Retype all of the listing exactly, passing over any picture you find.
# start of Recorded information
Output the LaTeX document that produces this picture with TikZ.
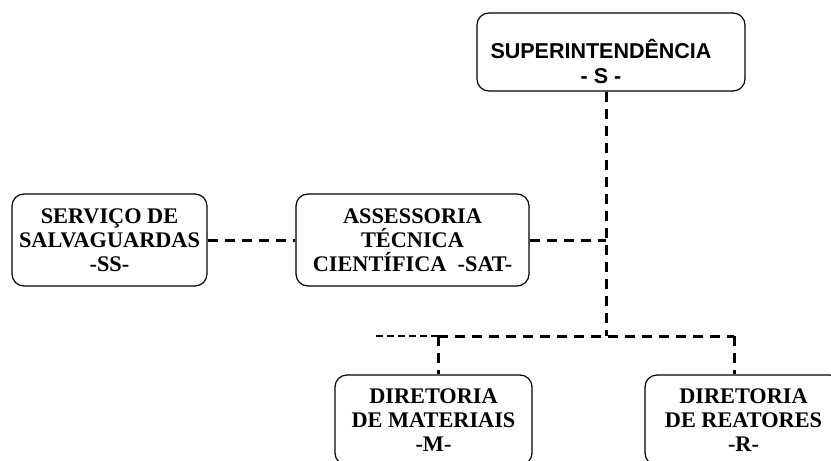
\documentclass[tikz,border=0pt]{standalone}
\usepackage{fontspec}
\setmainfont{Liberation Serif}
\newfontfamily\arialfont{Liberation Sans}
\begin{document}
\begin{tikzpicture}[x=1pt,y=-1pt,
  orgbox/.style={draw, line width=1.2pt, rounded corners=12pt, inner sep=0pt},
  serifbold/.style={align=center, font=\fontsize{22.3}{24}\selectfont\bfseries},
  sansbold/.style={align=center, font=\arialfont\fontsize{21.5}{25}\selectfont\bfseries},
  link/.style={line width=3pt, dash pattern=on 10pt off 7pt},
  thinlink/.style={line width=2pt, dash pattern=on 7pt off 4pt}]
\useasboundingbox (0,0) rectangle (831,461);
\begin{scope}
\clip (0,0) rectangle (831,461);
% boxes
\node[orgbox, minimum width=268pt, minimum height=78pt] (S) at (611,52) {};
\node[sansbold] (St) at (601,61.5) {SUPERINTENDÊNCIA\\- S -};
\node[orgbox, serifbold, minimum width=195pt, minimum height=92pt] (SS) at (109.5,240) {SERVIÇO DE\\SALVAGUARDAS\\-SS-};
\node[orgbox, serifbold, minimum width=233pt, minimum height=92pt] (SAT) at (412.5,240) {ASSESSORIA\\TÉCNICA\\CIENTÍFICA~~-SAT-};
\node[orgbox, serifbold, minimum width=197pt, minimum height=90pt] (M) at (433.5,420) {DIRETORIA\\DE MATERIAIS\\-M-};
\node[orgbox, serifbold, minimum width=197pt, minimum height=90pt] (R) at (743.5,420) {DIRETORIA\\DE REATORES\\-R-};
% junctions
\coordinate (j1) at (606,240);
\coordinate (j2) at (606,336);
\coordinate (jl) at (376,336);
\coordinate (jm) at (438,336);
\coordinate (jr) at (734,336);
% connectors
\draw[link] (j1 |- S.south) -- (j2);
\draw[link] (SAT.east) -- (j1);
\draw[link] (SS.east) -- (SAT.west);
\draw[thinlink] (jl) -- (jm);
\draw[link] (jm) -- (jr);
\draw[link] (jm) -- (jm |- M.north);
\draw[link] (jr) -- (jr |- R.north);
\end{scope}
\end{tikzpicture}
\end{document}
# end of Recorded information
▸ The result:
Output the LaTeX document that produces this picture with TikZ.
\documentclass[tikz,border=0pt]{standalone}
\usepackage{fontspec}
\setmainfont{Liberation Serif}
\newfontfamily\arialfont{Liberation Sans}
\begin{document}
\begin{tikzpicture}[x=1pt,y=-1pt,
  orgbox/.style={draw, line width=1.2pt, rounded corners=12pt, inner sep=0pt},
  serifbold/.style={align=center, font=\fontsize{22.3}{24}\selectfont\bfseries},
  sansbold/.style={align=center, font=\arialfont\fontsize{21.5}{25}\selectfont\bfseries},
  link/.style={line width=3pt, dash pattern=on 10pt off 7pt},
  thinlink/.style={line width=2pt, dash pattern=on 7pt off 4pt}]
\useasboundingbox (0,0) rectangle (831,461);
\begin{scope}
\clip (0,0) rectangle (831,461);
% boxes
\node[orgbox, minimum width=268pt, minimum height=78pt] (S) at (611,52) {};
\node[sansbold] (St) at (601,61.5) {SUPERINTENDÊNCIA\\- S -};
\node[orgbox, serifbold, minimum width=195pt, minimum height=92pt] (SS) at (109.5,240) {SERVIÇO DE\\SALVAGUARDAS\\-SS-};
\node[orgbox, serifbold, minimum width=233pt, minimum height=92pt] (SAT) at (412.5,240) {ASSESSORIA\\TÉCNICA\\CIENTÍFICA~~-SAT-};
\node[orgbox, serifbold, minimum width=197pt, minimum height=90pt] (M) at (433.5,420) {DIRETORIA\\DE MATERIAIS\\-M-};
\node[orgbox, serifbold, minimum width=197pt, minimum height=90pt] (R) at (743.5,420) {DIRETORIA\\DE REATORES\\-R-};
% junctions
\coordinate (j1) at (606,240);
\coordinate (j2) at (606,336);
\coordinate (jl) at (376,336);
\coordinate (jm) at (438,336);
\coordinate (jr) at (734,336);
% connectors
\draw[link] (j1 |- S.south) -- (j2);
\draw[link] (SAT.east) -- (j1);
\draw[link] (SS.east) -- (SAT.west);
\draw[thinlink] (jl) -- (jm);
\draw[link] (jm) -- (jr);
\draw[link] (jm) -- (jm |- M.north);
\draw[link] (jr) -- (jr |- R.north);
\end{scope}
\end{tikzpicture}
\end{document}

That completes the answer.